Lot #20, the expert said, had "* * * practically no value for residential purposes or for any other uses now permitted within a residential zone"; and, "Lot #21 abutting the station has only a 60 foot frontage on Prospect Street and that this is a relatively small lot by today's standards and that increasing traffic on Prospect Street with no parking in front of Lot #21 and the adjacent gasoline station with old structures has made its value practically nil for residential purposes." "No prudent person," he testified, "would buy it for residential use."

His testimony concerning lot 56 is perhaps more detailed. He stated that "* * * Lot #56, which is in the rear of the lot, and fronts on Dunnell Lane, is vacant; and that it has not developed when the rest of the houses in the area were built. He stated that this is most likely due to the fact that it is irregular in shape with only 31½ feet on Rhode Island Avenue. He stated that its use would require costly grading and a residence would have to *823 front on Dunnell Lane, looking at old garages and suffering with truck traffic.
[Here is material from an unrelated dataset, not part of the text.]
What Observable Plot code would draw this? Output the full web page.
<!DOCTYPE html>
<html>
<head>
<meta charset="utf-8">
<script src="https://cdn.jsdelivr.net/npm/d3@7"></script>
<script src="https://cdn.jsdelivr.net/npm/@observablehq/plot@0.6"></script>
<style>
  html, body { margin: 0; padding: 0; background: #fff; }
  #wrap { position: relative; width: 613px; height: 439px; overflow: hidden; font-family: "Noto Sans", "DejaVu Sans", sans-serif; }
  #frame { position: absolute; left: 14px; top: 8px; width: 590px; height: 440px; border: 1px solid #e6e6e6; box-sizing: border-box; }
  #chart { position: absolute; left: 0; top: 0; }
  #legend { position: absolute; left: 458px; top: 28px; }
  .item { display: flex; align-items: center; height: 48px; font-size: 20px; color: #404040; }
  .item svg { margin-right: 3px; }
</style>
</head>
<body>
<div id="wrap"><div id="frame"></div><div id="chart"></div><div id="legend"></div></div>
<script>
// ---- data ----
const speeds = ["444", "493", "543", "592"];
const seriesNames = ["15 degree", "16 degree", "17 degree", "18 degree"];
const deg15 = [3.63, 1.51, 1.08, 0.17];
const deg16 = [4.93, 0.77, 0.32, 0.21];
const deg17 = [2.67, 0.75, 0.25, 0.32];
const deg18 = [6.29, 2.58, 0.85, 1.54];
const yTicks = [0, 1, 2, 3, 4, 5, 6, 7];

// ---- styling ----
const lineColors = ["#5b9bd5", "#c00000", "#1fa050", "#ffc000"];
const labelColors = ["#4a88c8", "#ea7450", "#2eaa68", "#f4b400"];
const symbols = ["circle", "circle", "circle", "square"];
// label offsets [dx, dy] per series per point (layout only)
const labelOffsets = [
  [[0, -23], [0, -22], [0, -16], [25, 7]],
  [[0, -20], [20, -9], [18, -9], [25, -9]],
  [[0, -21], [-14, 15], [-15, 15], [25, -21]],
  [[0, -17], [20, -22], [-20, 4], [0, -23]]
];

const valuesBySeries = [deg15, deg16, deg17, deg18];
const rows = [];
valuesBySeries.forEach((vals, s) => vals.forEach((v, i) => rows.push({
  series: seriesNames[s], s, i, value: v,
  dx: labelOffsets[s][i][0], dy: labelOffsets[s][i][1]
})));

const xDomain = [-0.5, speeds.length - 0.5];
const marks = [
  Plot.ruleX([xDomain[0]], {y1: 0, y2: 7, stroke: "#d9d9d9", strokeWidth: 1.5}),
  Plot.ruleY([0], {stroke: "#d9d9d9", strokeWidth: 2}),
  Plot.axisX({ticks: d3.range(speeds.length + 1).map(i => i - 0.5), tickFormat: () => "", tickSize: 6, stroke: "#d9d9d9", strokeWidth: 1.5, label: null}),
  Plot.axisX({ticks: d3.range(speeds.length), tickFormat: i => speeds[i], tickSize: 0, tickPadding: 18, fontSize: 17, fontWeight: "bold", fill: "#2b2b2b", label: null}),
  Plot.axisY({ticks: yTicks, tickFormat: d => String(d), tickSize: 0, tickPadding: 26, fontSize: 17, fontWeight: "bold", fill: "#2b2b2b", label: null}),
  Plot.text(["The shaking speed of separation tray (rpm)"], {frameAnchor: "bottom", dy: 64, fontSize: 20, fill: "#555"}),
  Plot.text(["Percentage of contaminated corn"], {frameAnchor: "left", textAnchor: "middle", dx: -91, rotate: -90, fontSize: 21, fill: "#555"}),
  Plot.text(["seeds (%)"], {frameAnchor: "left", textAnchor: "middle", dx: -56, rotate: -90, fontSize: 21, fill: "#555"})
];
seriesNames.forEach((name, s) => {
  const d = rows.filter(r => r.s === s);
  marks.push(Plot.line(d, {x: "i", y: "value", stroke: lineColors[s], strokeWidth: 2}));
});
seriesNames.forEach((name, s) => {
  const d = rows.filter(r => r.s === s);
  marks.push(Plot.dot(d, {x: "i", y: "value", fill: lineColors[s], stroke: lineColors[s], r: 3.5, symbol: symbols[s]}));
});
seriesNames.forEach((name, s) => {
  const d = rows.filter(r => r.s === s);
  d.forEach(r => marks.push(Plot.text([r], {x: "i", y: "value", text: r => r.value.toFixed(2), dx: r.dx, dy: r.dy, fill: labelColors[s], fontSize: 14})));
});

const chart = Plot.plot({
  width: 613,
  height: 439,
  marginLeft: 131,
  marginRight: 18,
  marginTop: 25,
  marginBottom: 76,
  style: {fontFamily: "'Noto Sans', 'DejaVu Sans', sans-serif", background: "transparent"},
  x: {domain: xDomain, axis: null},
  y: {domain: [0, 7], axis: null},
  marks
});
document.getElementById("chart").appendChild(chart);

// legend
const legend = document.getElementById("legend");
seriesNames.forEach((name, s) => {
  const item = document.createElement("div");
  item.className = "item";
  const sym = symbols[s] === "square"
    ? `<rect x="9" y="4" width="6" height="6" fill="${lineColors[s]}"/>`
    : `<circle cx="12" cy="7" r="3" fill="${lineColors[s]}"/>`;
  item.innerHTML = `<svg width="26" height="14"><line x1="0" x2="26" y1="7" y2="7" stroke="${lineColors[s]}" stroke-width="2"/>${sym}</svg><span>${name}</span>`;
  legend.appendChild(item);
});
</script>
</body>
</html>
He stated further that these physical facts, coupled with the adjacent legal non-conforming use with old buildings, has made it useless for residential purposes."
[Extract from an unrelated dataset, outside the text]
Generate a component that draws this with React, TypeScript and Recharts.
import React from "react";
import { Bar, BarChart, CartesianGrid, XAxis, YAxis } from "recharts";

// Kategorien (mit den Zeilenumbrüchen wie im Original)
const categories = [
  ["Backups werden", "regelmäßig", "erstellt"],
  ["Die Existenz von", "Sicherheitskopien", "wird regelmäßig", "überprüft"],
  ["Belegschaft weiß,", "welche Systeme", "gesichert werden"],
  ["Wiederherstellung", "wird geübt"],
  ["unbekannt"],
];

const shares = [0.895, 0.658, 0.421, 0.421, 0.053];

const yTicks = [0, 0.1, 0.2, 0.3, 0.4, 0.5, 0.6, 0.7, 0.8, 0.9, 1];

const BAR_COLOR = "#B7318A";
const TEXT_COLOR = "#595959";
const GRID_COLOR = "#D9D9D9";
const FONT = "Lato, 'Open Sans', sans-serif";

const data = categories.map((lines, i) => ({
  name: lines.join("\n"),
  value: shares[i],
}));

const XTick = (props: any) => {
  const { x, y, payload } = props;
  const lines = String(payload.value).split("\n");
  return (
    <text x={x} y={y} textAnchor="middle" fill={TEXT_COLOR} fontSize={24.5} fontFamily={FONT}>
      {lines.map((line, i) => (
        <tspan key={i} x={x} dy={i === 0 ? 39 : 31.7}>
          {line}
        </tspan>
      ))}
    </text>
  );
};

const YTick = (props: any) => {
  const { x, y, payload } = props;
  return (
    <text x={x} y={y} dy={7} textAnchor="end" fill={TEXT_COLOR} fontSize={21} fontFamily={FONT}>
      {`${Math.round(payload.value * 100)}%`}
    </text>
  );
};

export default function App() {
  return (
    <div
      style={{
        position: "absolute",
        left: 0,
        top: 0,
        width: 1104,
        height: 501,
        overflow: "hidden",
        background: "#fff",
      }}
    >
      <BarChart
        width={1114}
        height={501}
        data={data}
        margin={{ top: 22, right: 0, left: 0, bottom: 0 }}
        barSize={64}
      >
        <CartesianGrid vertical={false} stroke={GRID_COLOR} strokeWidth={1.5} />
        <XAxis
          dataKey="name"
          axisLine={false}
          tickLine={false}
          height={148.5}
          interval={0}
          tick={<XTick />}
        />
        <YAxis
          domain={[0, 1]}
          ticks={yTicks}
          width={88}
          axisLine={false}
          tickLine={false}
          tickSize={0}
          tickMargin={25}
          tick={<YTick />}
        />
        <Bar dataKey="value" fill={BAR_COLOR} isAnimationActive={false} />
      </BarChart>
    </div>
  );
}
We measure this expert testimony against that which in Marks v. Zoning Board of Review, R.I. 232 A.2d 382, we found insufficient to justify a variance for the conversion of a church building located in an R-3 district into a funeral home. In that case, a real estate expert testified that the cost of converting the existing structure into a permitted multiple dwelling would be "economically prohibitive." While he did not estimate the cost of such a project, a contractor, also testifying for the applicant, expressed the opinion that to attempt to use the land for that purpose "would not be economically feasible." He, however, did not buttress his opinion with any "factual data on construction costs." We withheld our approval because in our judgment the testimony on undue hardship lacked probative force. The real estate expert's testimony, we said, was deficient because it did not appear that he had any knowledge of multiple dwelling construction costs, and the contractor's testimony likewise deficient because he did not give the factual data upon which he based his conclusion that to construct a dwelling would not be economically feasible. The standard we adopted was that an expert opinion on the ultimate question of whether or not an insistence upon a literal enforcement of the zoning restrictions would deprive a property owner of all beneficial use of his property will be without competence unless it "* * * is the product of expertise applied to a given set of facts." If the evidence in Marks did not measure-up to that standard, then, a fortiori, the evidence in this case does not.

The petition for certiorari is granted, and the decision of the respondent board is quashed. Motion for reargument denied.